Concernant la pollinisation, une récente étude de terrain montre qu'elle s'est bien réalisée en présence de tenthrèdes, ce qui répond, madame, à l'une de vos préoccupations.

Concernant la compétition entre les abeilles et les tenthrèdes adultes pour la récolte de nectar, le CIRAD, à la demande du préfet, a proposé aux apiculteurs de mener avec leur appui une série d'expérimentations au champ et sous serre, qui démarreront dès que possible. Celles-ci viseront notamment à observer les interactions entre les tenthrèdes et les abeilles dans les activités de butinage sur fleurs et sur d'autres sources alimentaires

Concernant enfin la production de miel, la vigne marronne devrait naturellement, en forêt, être remplacée par des espèces indigènes dont plusieurs ont un intérêt mellifère reconnu. La production d'un miel de forêt, composé d'espèces indigènes, donnerait ainsi une assurance de typicité pour un produit pays labellisé.

M. le président. La parole est à Mme Anne-Marie Payet.

Mme Anne-Marie Payet. J'ai bien entendu votre réponse, madame la ministre, mais, voilà quatre jours exactement, le CIRAD a déclaré dans la presse qu'il y avait eu incompréhension dès le départ, car il ne savait pas que la vigne marronne était utile à la production du miel local, et, surtout, que les observations effectuées à Sumatra sur le comportement de la tenthrède avant son implantation n'avaient pas mis en évidence ce que l'on constate actuellement à la Réunion. D'après les tests, en effet, cet insecte ne devait pas s'attaquer aux principales espèces botaniques d'intérêt agricole ou horticole ; or aujourd'hui on les voit un peu partout, sur les petits pois, les fleurs de citrouille et d'autres plantes.
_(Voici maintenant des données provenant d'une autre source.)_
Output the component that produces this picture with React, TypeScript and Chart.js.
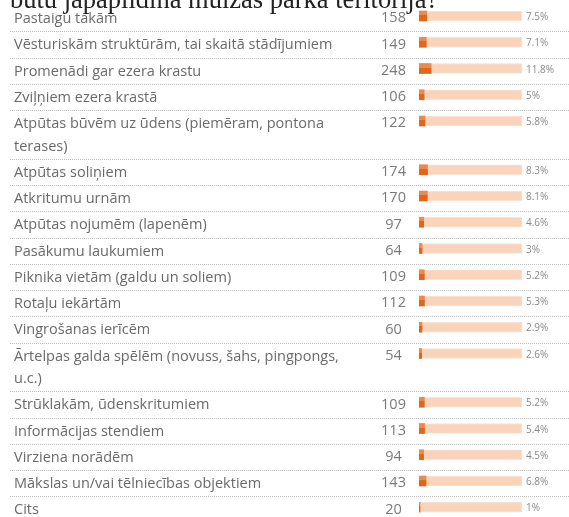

J'espère, madame la ministre, que des mesures seront prises rapidement pour protéger la filière agricole en général, et plus particulièrement la filière apicole, dont le professionnalisme a été reconnu et qui a été récompensée par une médaille d'or au dernier Salon de l'agriculture. Il est vraiment urgent que cette peste végétale soit remplacée par d'autres espèces. Or d'autres pestes végétales qui, tel le tabac-bœuf que je mentionnais tout à l'heure, sont encore plus difficiles à éradiquer ont pris déjà la place de la vigne marronne.